Clarence Howard Clark (1833-1906)
Clarence Howard Clark
Image courtesy of Clarence H. Clark
Clarence Howard Clark is probably best known to Philadelphians as the man behind Clark Park, a nine-acre green gem along Baltimore Avenue in the western part of the city. Clark, a prominent financier and developer who made a fortune consolidating railroads in the 1880s, used his substantial wealth and influence for public benefit as a patron of the arts and advocate for urban reform. His support of the Academy, including a gift to help fund the purchase of specimens from E.A. McIllhenny’s important 1897–1898 expedition to Alaska, complemented his other philanthropic activities, which aimed to enhance, beautify, and improve the city and the lives of its residents.

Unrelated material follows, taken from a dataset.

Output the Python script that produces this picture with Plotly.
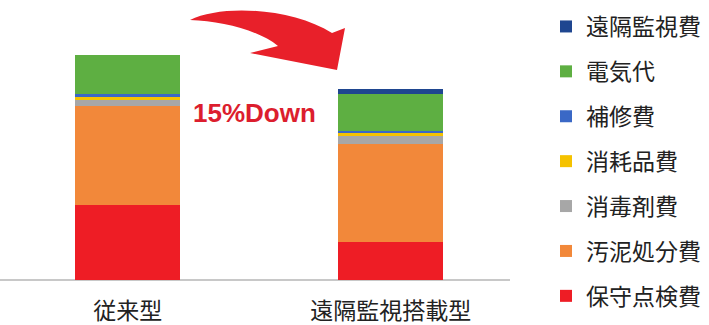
import plotly.graph_objects as go

# Cost breakdown of two system types (index: conventional total = 100)
categories = ["従来型", "遠隔監視搭載型"]

cost_items = ["保守点検費", "汚泥処分費", "消毒剤費", "消耗品費", "補修費", "電気代", "遠隔監視費"]
maintenance = [33.5, 43.8, 2.7, 1.3, 1.3, 17.4, 0.0]
remote = [17.0, 43.3, 3.6, 1.3, 0.9, 16.5, 2.2]
item_colors = ["#EE1D25", "#F2883A", "#A7A7A7", "#F5C200", "#3A68C6", "#5EAF42", "#1F4690"]

reduction_label = "15%Down"

W, H = 709, 325
ML, MR, MT, MB = 0, 199, 0, 0
PW, PH = W - ML - MR, H - MT - MB
BASE_PX = 280          # pixel row of the category axis
UNIT_PX = 2.25         # pixels per cost unit


def px(x):
    return (x - ML) / PW


def py(y):
    return 1 - (y - MT) / PH


y_low = -(H - MB - BASE_PX) / UNIT_PX
y_high = y_low + PH / UNIT_PX

fig = go.Figure()
n = len(cost_items)
for i, name in enumerate(cost_items):
    fig.add_trace(go.Bar(
        x=categories,
        y=[maintenance[i], remote[i]],
        name=name,
        legendgroup=name,
        legendrank=n - i,
        marker=dict(color=item_colors[i], line=dict(width=0)),
        width=0.4,
        hoverinfo="name+y",
    ))

# Curved arrow between the two bars (pixel outline converted to paper units)
arrow = [(190, 20), (222, 4), (292, 8), (332, 33), (345, 28), (337, 70), (250, 53),
         (278, 46), (258, 30), (222, 21)]
P = [(px(x), py(y)) for x, y in arrow]
path = (f"M{P[0][0]},{P[0][1]} "
        f"C{P[1][0]},{P[1][1]} {P[2][0]},{P[2][1]} {P[3][0]},{P[3][1]} "
        f"L{P[4][0]},{P[4][1]} L{P[5][0]},{P[5][1]} "
        f"L{P[6][0]},{P[6][1]} L{P[7][0]},{P[7][1]} "
        f"C{P[8][0]},{P[8][1]} {P[9][0]},{P[9][1]} {P[0][0]},{P[0][1]} Z")

fig.add_shape(type="path", path=path, xref="paper", yref="paper",
              fillcolor="#E8202A", line=dict(width=0), layer="above")

fig.add_annotation(
    x=px(254), y=py(113), xref="paper", yref="paper",
    text=f"<b>{reduction_label}</b>", showarrow=False,
    font=dict(family="Liberation Sans, Arial", size=26, color="#DC1E2E"),
)

fig.update_layout(
    width=W, height=H,
    margin=dict(l=ML, r=MR, t=MT, b=MB, autoexpand=False),
    barmode="stack",
    bargap=0,
    paper_bgcolor="white",
    plot_bgcolor="white",
    font=dict(family="Noto Sans CJK JP", size=23, color="#222222"),
    xaxis=dict(
        range=[-0.485, 1.453],
        anchor="free", position=(H - BASE_PX) / PH,
        automargin=False,
        showgrid=False, zeroline=False,
        showline=False,
        ticks="outside", ticklen=10, tickcolor="rgba(0,0,0,0)",
        tickfont=dict(size=23, color="#222222"),
    ),
    yaxis=dict(
        range=[y_low, y_high],
        automargin=False,
        showgrid=False, zeroline=True, zerolinecolor="#C8C8C8", zerolinewidth=1.5,
        showticklabels=False, showline=False,
    ),
    legend=dict(
        traceorder="grouped",
        x=px(546), xanchor="left",
        y=py(5), yanchor="top",
        font=dict(size=23, color="#222222"),
        tracegroupgap=12,
        bgcolor="rgba(0,0,0,0)",
    ),
)

fig.write_html("out.html")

Little is recorded about Clark’s personal life prior to May 1873, when the Philadelphia Inquirer informed readers that the forty-year-old banker had returned from an “extensive tour” of Europe and Africa with his health “restored.” The illness or crisis that sent Clark abroad is undisclosed, but his arrival back in the city of his birth marked a turning point in his life. The following month, he resigned as president of the First National Bank and the National Life Insurance Company in order to focus on his role as a partner at E.W. Clark & Co., his father’s banking firm, as well as his executive position at Fidelity Trust. In November, he married his second wife, Marie Motley Davis, and intensified his involvement in Philadelphia’s social and civic life. In the following decade, Clark would lead investors through a series of purchases of railroads up and down the Eastern seaboard that increased the wealth of his shareholders as well as his own prestige. According to his obituary in the New York Times, he signed the first national banknote issued under the provisions of the National Banking Act of 1881.
The Academy of Natural Sciences was one of the first city institutions Clark became formally involved with; he was elected a member in 1867. Although he does not appear to have had a personal interest in natural history or ornithology, he strongly believed in the importance of bringing nature into the city. His funding of the purchase of the McIllhenny collection had significant impact on ornithological research.
(Cepphus grylle mandtii)
The McIllhenny collection is a classic example of how the importance of a collection can increase over time. At the time of its collection and purchase, the collection formed a spectacular series of arctic sea and water birds, including some particularly wonderful series of Cepphus grylle (Black Guillemot, ANSP 37615-37624), Rhodostethia rosea (Ross’s Gull, 37712-37714) and Somateria fischeri (Spectacled Eider, 37758-37769). As it happens, this collection was the first and remains the largest (both in numbers—at least 328 specimens—and species diversity) ever collected from this region of the world. These specimens are used regularly today to track environmental changes in the arctic region. The New York Times Magazine (Jan. 6, 2002) did a cover article on such research (based largely on samplings from this collection) by George Divoky and was so popular, Divoky was even invited to appear on the David Letterman show (Feb. 7, 2002). An additional specimen of note is 37604 which was originally described as a type, named after McIllhenny, of Long-eared Owl (Proc. ANSP, 1899, 51, p. 478) but has since been recognized as a synonym of another subspecies.
Clark was no passive philanthropist but actively engaged in finding solutions to a vexing question: how could modern, scientifically minded city planners and civic leaders make Philadelphia a more healthful, more beautiful (these two values were intimately connected) place for its citizens, especially children and the poor? Clark attended meetings of the Professional Social Science Association and was an executive committee member of the Open Space Association, which supported increased parkland and leisure grounds for city dwellers. When he granted land from his own private estate to create the public Clark Park in 1894, he was making good on his belief that increased exposure to nature improved the morals and health of urban residents, and helped alleviate the misery of poverty. His West Philadelphia residence was renowned for the beauty of its gardens that won prizes from the Horticultural Society where he was a benefactor.
An art-lover who assembled a notable private collection, Clark was one of the leading figures behind the University of the Arts, sponsoring American artists at a time when many wealthy Yankees sought their culture abroad. He was a founding member of the Union League established in 1862. Clark was also involved with the Zoological Society, the Free Library Association, the Academy of Music, Fairmount Park Art Association, and the University of Pennsylvania Archaeological Department, where he endowed a chair with his brother, Edward White Clark. Edward Clark’s son, Joseph Sill Clark, would distinguish himself as a Mayor of Philadelphia (1952-1956) and U.S. Senator (1957-1969).
Clarence H. Clark’s son from his first marriage, C. Howard Clark, followed in his father’s footsteps as a banker and community figure, supporting the Pennsylvania Historical Society and the College of Physicians, as well as being a member of the Art Club.
Although more research is needed to further illuminate Clarence H. Clark’s involvement with the Academy, it is clear that the institution shared many of his values: the advancement of scientific knowledge and the cultivation of wider appreciation for the beauty and wonder of the natural world.